───── Supplied entries
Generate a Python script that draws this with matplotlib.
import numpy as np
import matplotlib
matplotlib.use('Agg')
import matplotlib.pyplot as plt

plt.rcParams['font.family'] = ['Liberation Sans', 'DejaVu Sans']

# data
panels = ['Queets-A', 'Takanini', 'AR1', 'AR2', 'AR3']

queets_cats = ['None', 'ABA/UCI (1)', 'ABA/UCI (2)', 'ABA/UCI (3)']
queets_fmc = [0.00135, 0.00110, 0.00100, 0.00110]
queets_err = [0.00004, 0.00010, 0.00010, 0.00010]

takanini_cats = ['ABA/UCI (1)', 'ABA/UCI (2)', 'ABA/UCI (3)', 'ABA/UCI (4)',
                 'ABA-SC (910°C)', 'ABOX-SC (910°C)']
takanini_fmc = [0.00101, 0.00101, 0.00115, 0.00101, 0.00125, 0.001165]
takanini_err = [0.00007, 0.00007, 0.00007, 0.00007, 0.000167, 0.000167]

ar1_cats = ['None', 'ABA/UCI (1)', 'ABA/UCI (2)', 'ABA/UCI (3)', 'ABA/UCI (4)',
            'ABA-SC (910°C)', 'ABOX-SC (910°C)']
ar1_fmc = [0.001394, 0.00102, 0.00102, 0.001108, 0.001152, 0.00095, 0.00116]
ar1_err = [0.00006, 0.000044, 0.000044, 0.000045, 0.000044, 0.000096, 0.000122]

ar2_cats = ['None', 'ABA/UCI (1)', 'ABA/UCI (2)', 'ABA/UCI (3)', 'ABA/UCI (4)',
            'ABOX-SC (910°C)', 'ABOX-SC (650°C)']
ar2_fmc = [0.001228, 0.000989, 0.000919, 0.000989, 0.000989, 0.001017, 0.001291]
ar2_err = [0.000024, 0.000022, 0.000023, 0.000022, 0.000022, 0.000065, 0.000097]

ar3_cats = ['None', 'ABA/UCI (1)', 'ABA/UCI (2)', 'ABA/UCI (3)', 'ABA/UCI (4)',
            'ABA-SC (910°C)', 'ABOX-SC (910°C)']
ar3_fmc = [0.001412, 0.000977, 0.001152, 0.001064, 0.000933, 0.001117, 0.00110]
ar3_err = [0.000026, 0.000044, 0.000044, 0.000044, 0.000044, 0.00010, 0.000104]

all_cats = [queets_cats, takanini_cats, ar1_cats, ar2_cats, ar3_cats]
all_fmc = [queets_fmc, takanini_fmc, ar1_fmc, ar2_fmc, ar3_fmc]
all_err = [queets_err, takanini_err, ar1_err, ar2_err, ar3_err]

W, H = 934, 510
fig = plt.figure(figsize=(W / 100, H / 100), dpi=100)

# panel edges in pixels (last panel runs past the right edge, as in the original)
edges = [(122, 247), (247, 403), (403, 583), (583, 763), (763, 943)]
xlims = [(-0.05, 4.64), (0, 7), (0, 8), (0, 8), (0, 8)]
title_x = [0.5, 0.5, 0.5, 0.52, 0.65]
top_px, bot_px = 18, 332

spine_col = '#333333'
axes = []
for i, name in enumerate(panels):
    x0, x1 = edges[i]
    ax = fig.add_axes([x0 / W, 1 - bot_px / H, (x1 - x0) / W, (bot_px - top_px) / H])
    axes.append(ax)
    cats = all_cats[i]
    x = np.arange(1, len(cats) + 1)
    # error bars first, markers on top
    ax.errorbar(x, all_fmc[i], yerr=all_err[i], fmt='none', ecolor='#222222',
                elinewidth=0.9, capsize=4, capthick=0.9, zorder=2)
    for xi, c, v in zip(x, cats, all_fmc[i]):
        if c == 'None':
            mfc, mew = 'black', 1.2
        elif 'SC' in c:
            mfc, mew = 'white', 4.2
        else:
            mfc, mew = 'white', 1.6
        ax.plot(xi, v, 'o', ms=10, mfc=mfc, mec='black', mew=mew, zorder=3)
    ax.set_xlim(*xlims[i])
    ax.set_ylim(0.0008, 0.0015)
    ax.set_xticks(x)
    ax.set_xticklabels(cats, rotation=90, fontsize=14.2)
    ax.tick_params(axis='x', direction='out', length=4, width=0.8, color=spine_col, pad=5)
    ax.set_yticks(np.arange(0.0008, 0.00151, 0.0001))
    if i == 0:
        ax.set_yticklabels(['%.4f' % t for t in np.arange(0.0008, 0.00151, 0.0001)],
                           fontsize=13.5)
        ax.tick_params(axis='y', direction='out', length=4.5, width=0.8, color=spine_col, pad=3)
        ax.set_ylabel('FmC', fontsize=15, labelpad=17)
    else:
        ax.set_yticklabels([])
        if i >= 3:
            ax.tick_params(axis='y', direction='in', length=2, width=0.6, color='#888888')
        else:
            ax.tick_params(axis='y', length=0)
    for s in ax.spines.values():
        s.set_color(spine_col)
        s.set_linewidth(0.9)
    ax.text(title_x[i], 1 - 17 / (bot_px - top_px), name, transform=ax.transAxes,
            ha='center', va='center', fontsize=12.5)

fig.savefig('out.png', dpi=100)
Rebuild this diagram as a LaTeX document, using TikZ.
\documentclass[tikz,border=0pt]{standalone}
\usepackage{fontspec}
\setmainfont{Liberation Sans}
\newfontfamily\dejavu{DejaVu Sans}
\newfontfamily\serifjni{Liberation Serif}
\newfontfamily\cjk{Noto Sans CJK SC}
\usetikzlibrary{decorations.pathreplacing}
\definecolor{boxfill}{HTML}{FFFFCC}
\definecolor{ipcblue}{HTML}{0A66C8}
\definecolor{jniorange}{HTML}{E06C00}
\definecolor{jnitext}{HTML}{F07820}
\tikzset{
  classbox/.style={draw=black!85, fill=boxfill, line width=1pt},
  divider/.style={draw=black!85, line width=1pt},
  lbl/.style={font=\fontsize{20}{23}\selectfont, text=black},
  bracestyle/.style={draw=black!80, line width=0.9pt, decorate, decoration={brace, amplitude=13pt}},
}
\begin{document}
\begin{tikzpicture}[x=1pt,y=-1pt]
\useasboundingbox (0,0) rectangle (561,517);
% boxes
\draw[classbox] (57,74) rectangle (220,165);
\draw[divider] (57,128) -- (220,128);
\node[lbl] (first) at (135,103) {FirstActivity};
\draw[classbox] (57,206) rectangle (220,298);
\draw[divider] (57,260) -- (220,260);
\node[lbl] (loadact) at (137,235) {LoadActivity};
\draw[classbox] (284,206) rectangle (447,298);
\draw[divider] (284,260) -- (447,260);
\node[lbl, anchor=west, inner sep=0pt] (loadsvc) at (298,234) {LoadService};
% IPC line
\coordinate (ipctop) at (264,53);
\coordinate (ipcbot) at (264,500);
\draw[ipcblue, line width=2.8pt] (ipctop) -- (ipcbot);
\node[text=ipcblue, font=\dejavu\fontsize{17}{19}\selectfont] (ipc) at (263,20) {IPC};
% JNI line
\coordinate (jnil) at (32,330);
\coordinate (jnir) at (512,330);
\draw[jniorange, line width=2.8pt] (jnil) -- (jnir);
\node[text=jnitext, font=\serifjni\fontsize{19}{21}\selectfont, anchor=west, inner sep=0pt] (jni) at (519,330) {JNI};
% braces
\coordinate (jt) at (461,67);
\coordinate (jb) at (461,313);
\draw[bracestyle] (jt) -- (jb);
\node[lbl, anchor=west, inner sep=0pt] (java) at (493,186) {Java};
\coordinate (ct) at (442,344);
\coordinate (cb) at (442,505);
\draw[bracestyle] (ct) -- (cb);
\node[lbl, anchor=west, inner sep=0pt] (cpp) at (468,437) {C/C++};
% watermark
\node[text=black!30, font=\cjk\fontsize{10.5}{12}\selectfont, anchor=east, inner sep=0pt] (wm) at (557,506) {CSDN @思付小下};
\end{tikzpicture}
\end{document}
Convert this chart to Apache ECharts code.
──────────
Prompt –
Write the entire listing out again, word for word.

The solution –
Generate a Python script that draws this with matplotlib.
import numpy as np
import matplotlib
matplotlib.use('Agg')
import matplotlib.pyplot as plt

plt.rcParams['font.family'] = ['Liberation Sans', 'DejaVu Sans']

# data
panels = ['Queets-A', 'Takanini', 'AR1', 'AR2', 'AR3']

queets_cats = ['None', 'ABA/UCI (1)', 'ABA/UCI (2)', 'ABA/UCI (3)']
queets_fmc = [0.00135, 0.00110, 0.00100, 0.00110]
queets_err = [0.00004, 0.00010, 0.00010, 0.00010]

takanini_cats = ['ABA/UCI (1)', 'ABA/UCI (2)', 'ABA/UCI (3)', 'ABA/UCI (4)',
                 'ABA-SC (910°C)', 'ABOX-SC (910°C)']
takanini_fmc = [0.00101, 0.00101, 0.00115, 0.00101, 0.00125, 0.001165]
takanini_err = [0.00007, 0.00007, 0.00007, 0.00007, 0.000167, 0.000167]

ar1_cats = ['None', 'ABA/UCI (1)', 'ABA/UCI (2)', 'ABA/UCI (3)', 'ABA/UCI (4)',
            'ABA-SC (910°C)', 'ABOX-SC (910°C)']
ar1_fmc = [0.001394, 0.00102, 0.00102, 0.001108, 0.001152, 0.00095, 0.00116]
ar1_err = [0.00006, 0.000044, 0.000044, 0.000045, 0.000044, 0.000096, 0.000122]

ar2_cats = ['None', 'ABA/UCI (1)', 'ABA/UCI (2)', 'ABA/UCI (3)', 'ABA/UCI (4)',
            'ABOX-SC (910°C)', 'ABOX-SC (650°C)']
ar2_fmc = [0.001228, 0.000989, 0.000919, 0.000989, 0.000989, 0.001017, 0.001291]
ar2_err = [0.000024, 0.000022, 0.000023, 0.000022, 0.000022, 0.000065, 0.000097]

ar3_cats = ['None', 'ABA/UCI (1)', 'ABA/UCI (2)', 'ABA/UCI (3)', 'ABA/UCI (4)',
            'ABA-SC (910°C)', 'ABOX-SC (910°C)']
ar3_fmc = [0.001412, 0.000977, 0.001152, 0.001064, 0.000933, 0.001117, 0.00110]
ar3_err = [0.000026, 0.000044, 0.000044, 0.000044, 0.000044, 0.00010, 0.000104]

all_cats = [queets_cats, takanini_cats, ar1_cats, ar2_cats, ar3_cats]
all_fmc = [queets_fmc, takanini_fmc, ar1_fmc, ar2_fmc, ar3_fmc]
all_err = [queets_err, takanini_err, ar1_err, ar2_err, ar3_err]

W, H = 934, 510
fig = plt.figure(figsize=(W / 100, H / 100), dpi=100)

# panel edges in pixels (last panel runs past the right edge, as in the original)
edges = [(122, 247), (247, 403), (403, 583), (583, 763), (763, 943)]
xlims = [(-0.05, 4.64), (0, 7), (0, 8), (0, 8), (0, 8)]
title_x = [0.5, 0.5, 0.5, 0.52, 0.65]
top_px, bot_px = 18, 332

spine_col = '#333333'
axes = []
for i, name in enumerate(panels):
    x0, x1 = edges[i]
    ax = fig.add_axes([x0 / W, 1 - bot_px / H, (x1 - x0) / W, (bot_px - top_px) / H])
    axes.append(ax)
    cats = all_cats[i]
    x = np.arange(1, len(cats) + 1)
    # error bars first, markers on top
    ax.errorbar(x, all_fmc[i], yerr=all_err[i], fmt='none', ecolor='#222222',
                elinewidth=0.9, capsize=4, capthick=0.9, zorder=2)
    for xi, c, v in zip(x, cats, all_fmc[i]):
        if c == 'None':
            mfc, mew = 'black', 1.2
        elif 'SC' in c:
            mfc, mew = 'white', 4.2
        else:
            mfc, mew = 'white', 1.6
        ax.plot(xi, v, 'o', ms=10, mfc=mfc, mec='black', mew=mew, zorder=3)
    ax.set_xlim(*xlims[i])
    ax.set_ylim(0.0008, 0.0015)
    ax.set_xticks(x)
    ax.set_xticklabels(cats, rotation=90, fontsize=14.2)
    ax.tick_params(axis='x', direction='out', length=4, width=0.8, color=spine_col, pad=5)
    ax.set_yticks(np.arange(0.0008, 0.00151, 0.0001))
    if i == 0:
        ax.set_yticklabels(['%.4f' % t for t in np.arange(0.0008, 0.00151, 0.0001)],
                           fontsize=13.5)
        ax.tick_params(axis='y', direction='out', length=4.5, width=0.8, color=spine_col, pad=3)
        ax.set_ylabel('FmC', fontsize=15, labelpad=17)
    else:
        ax.set_yticklabels([])
        if i >= 3:
            ax.tick_params(axis='y', direction='in', length=2, width=0.6, color='#888888')
        else:
            ax.tick_params(axis='y', length=0)
    for s in ax.spines.values():
        s.set_color(spine_col)
        s.set_linewidth(0.9)
    ax.text(title_x[i], 1 - 17 / (bot_px - top_px), name, transform=ax.transAxes,
            ha='center', va='center', fontsize=12.5)

fig.savefig('out.png', dpi=100)
Rebuild this diagram as a LaTeX document, using TikZ.
\documentclass[tikz,border=0pt]{standalone}
\usepackage{fontspec}
\setmainfont{Liberation Sans}
\newfontfamily\dejavu{DejaVu Sans}
\newfontfamily\serifjni{Liberation Serif}
\newfontfamily\cjk{Noto Sans CJK SC}
\usetikzlibrary{decorations.pathreplacing}
\definecolor{boxfill}{HTML}{FFFFCC}
\definecolor{ipcblue}{HTML}{0A66C8}
\definecolor{jniorange}{HTML}{E06C00}
\definecolor{jnitext}{HTML}{F07820}
\tikzset{
  classbox/.style={draw=black!85, fill=boxfill, line width=1pt},
  divider/.style={draw=black!85, line width=1pt},
  lbl/.style={font=\fontsize{20}{23}\selectfont, text=black},
  bracestyle/.style={draw=black!80, line width=0.9pt, decorate, decoration={brace, amplitude=13pt}},
}
\begin{document}
\begin{tikzpicture}[x=1pt,y=-1pt]
\useasboundingbox (0,0) rectangle (561,517);
% boxes
\draw[classbox] (57,74) rectangle (220,165);
\draw[divider] (57,128) -- (220,128);
\node[lbl] (first) at (135,103) {FirstActivity};
\draw[classbox] (57,206) rectangle (220,298);
\draw[divider] (57,260) -- (220,260);
\node[lbl] (loadact) at (137,235) {LoadActivity};
\draw[classbox] (284,206) rectangle (447,298);
\draw[divider] (284,260) -- (447,260);
\node[lbl, anchor=west, inner sep=0pt] (loadsvc) at (298,234) {LoadService};
% IPC line
\coordinate (ipctop) at (264,53);
\coordinate (ipcbot) at (264,500);
\draw[ipcblue, line width=2.8pt] (ipctop) -- (ipcbot);
\node[text=ipcblue, font=\dejavu\fontsize{17}{19}\selectfont] (ipc) at (263,20) {IPC};
% JNI line
\coordinate (jnil) at (32,330);
\coordinate (jnir) at (512,330);
\draw[jniorange, line width=2.8pt] (jnil) -- (jnir);
\node[text=jnitext, font=\serifjni\fontsize{19}{21}\selectfont, anchor=west, inner sep=0pt] (jni) at (519,330) {JNI};
% braces
\coordinate (jt) at (461,67);
\coordinate (jb) at (461,313);
\draw[bracestyle] (jt) -- (jb);
\node[lbl, anchor=west, inner sep=0pt] (java) at (493,186) {Java};
\coordinate (ct) at (442,344);
\coordinate (cb) at (442,505);
\draw[bracestyle] (ct) -- (cb);
\node[lbl, anchor=west, inner sep=0pt] (cpp) at (468,437) {C/C++};
% watermark
\node[text=black!30, font=\cjk\fontsize{10.5}{12}\selectfont, anchor=east, inner sep=0pt] (wm) at (557,506) {CSDN @思付小下};
\end{tikzpicture}
\end{document}
Convert this chart to Apache ECharts code.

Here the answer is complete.